• Given request: Pictures stay out. Extract the lines below from the first one through the line with "return [a +", both included.

• Provided material:
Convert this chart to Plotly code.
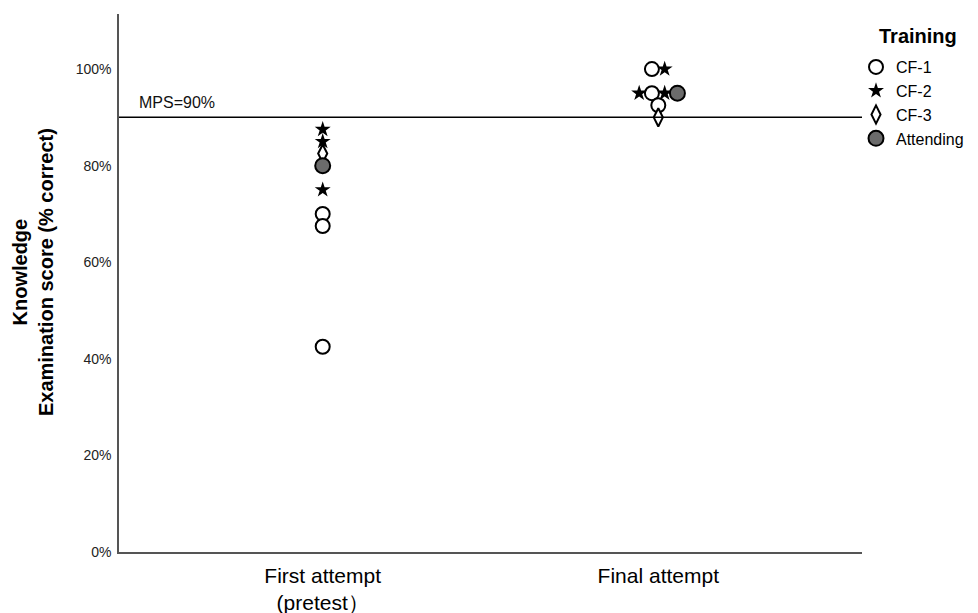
import plotly.graph_objects as go

# ---- data ----
attempt_labels = ["First attempt<br>(pretest）", "Final attempt"]
groups = ["CF-1", "CF-2", "CF-3", "Attending"]

# scores (% correct) per group, with attempt index and side-by-side dodge slot
cf1_attempt = [0, 0, 0, 1, 1, 1]
cf1_score = [70, 67.5, 42.5, 100, 95, 92.5]
cf1_dodge = [0, 0, 0, -0.5, -0.5, 0]

cf2_attempt = [0, 0, 0, 1, 1, 1]
cf2_score = [87.5, 85, 75, 100, 95, 95]
cf2_dodge = [0, 0, 0, 0.5, -1.5, 0.5]

cf3_attempt = [0, 1]
cf3_score = [82.5, 90]
cf3_dodge = [0, 0]

att_attempt = [0, 1]
att_score = [80, 95]
att_dodge = [0, 1.5]

mps = 90
y_ticks = [0, 20, 40, 60, 80, 100]

DODGE_W = 0.038  # category units per dodge slot

def xpos(att, dodge):
    return [a + d * DODGE_W for a, d in zip(att, dodge)]

fig = go.Figure()
fig.add_trace(go.Scatter(
    x=xpos(cf1_attempt, cf1_dodge), y=cf1_score, mode="markers", name="CF-1",
    marker=dict(symbol="circle", size=14, color="white", line=dict(color="black", width=2))))
fig.add_trace(go.Scatter(
    x=xpos(cf2_attempt, cf2_dodge), y=cf2_score, mode="markers", name="CF-2",
    marker=dict(symbol="star", size=12, color="black", line=dict(color="black", width=0))))
fig.add_trace(go.Scatter(
    x=xpos(cf3_attempt, cf3_dodge), y=cf3_score, mode="markers", name="CF-3",
    marker=dict(symbol="diamond-tall", size=13, color="white", line=dict(color="black", width=2))))
fig.add_trace(go.Scatter(
    x=xpos(att_attempt, att_dodge), y=att_score, mode="markers", name="Attending",
    marker=dict(symbol="circle", size=15, color="#6b6b6b", line=dict(color="black", width=2))))

fig.add_shape(type="line", xref="paper", x0=0, x1=1, yref="y", y0=mps, y1=mps,
              line=dict(color="black", width=1.5), layer="above")
fig.add_annotation(x=0.024, xref="paper", y=mps, yref="y", yshift=15,
                   text="MPS=90%", showarrow=False, xanchor="left", yanchor="middle",
                   font=dict(size=16, color="#111"))

fig.add_annotation(x=-0.116, xref="paper", y=0.52, yref="paper",
                   text="<b>Knowledge<br>Examination score (% correct)</b>",
                   textangle=-90, showarrow=False, xanchor="center", yanchor="middle",
                   font=dict(size=20, color="black"))

# legend title
fig.add_annotation(x=(877 - 119) / 743, xref="paper", y=(552 - 36) / 538, yref="paper",
                   text="<b>Training</b>", showarrow=False, xanchor="left", yanchor="middle",
                   font=dict(size=20, color="black"))

fig.update_layout(
    width=978, height=613,
    margin=dict(l=119, r=116, t=14, b=61, autoexpand=False),
    paper_bgcolor="white", plot_bgcolor="white",
    font=dict(family="Liberation Sans, Arial, sans-serif", color="black"),
    showlegend=True,
    legend=dict(xref="container", yref="container", x=856 / 978, xanchor="left",
                y=1 - 50 / 613, yanchor="top", bgcolor="rgba(0,0,0,0)",
                font=dict(size=16), tracegroupgap=0, itemsizing="trace"),
    xaxis=dict(range=[-0.607, 1.607], tickvals=[0, 1], ticktext=attempt_labels,
               showgrid=False, zeroline=False, showline=True, linecolor="#555",
               linewidth=1.5, ticks="", ticklabelstandoff=4, automargin=False,
               tickfont=dict(size=21, color="black")),
    yaxis=dict(range=[0, 111.4], tickvals=y_ticks, ticktext=[f"{v}%" for v in y_ticks],
               showgrid=False, zeroline=False, showline=True, linecolor="#555",
               linewidth=1.5, ticks="", ticklabelstandoff=3, automargin=False,
               tickfont=dict(size=14, color="#222")),
)

fig.write_html("out.html")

• Exercise response:
Convert this chart to Plotly code.
import plotly.graph_objects as go

# ---- data ----
attempt_labels = ["First attempt<br>(pretest）", "Final attempt"]
groups = ["CF-1", "CF-2", "CF-3", "Attending"]

# scores (% correct) per group, with attempt index and side-by-side dodge slot
cf1_attempt = [0, 0, 0, 1, 1, 1]
cf1_score = [70, 67.5, 42.5, 100, 95, 92.5]
cf1_dodge = [0, 0, 0, -0.5, -0.5, 0]

cf2_attempt = [0, 0, 0, 1, 1, 1]
cf2_score = [87.5, 85, 75, 100, 95, 95]
cf2_dodge = [0, 0, 0, 0.5, -1.5, 0.5]

cf3_attempt = [0, 1]
cf3_score = [82.5, 90]
cf3_dodge = [0, 0]

att_attempt = [0, 1]
att_score = [80, 95]
att_dodge = [0, 1.5]

mps = 90
y_ticks = [0, 20, 40, 60, 80, 100]

DODGE_W = 0.038  # category units per dodge slot

def xpos(att, dodge):
    return [a + d * DODGE_W for a, d in zip(att, dodge)]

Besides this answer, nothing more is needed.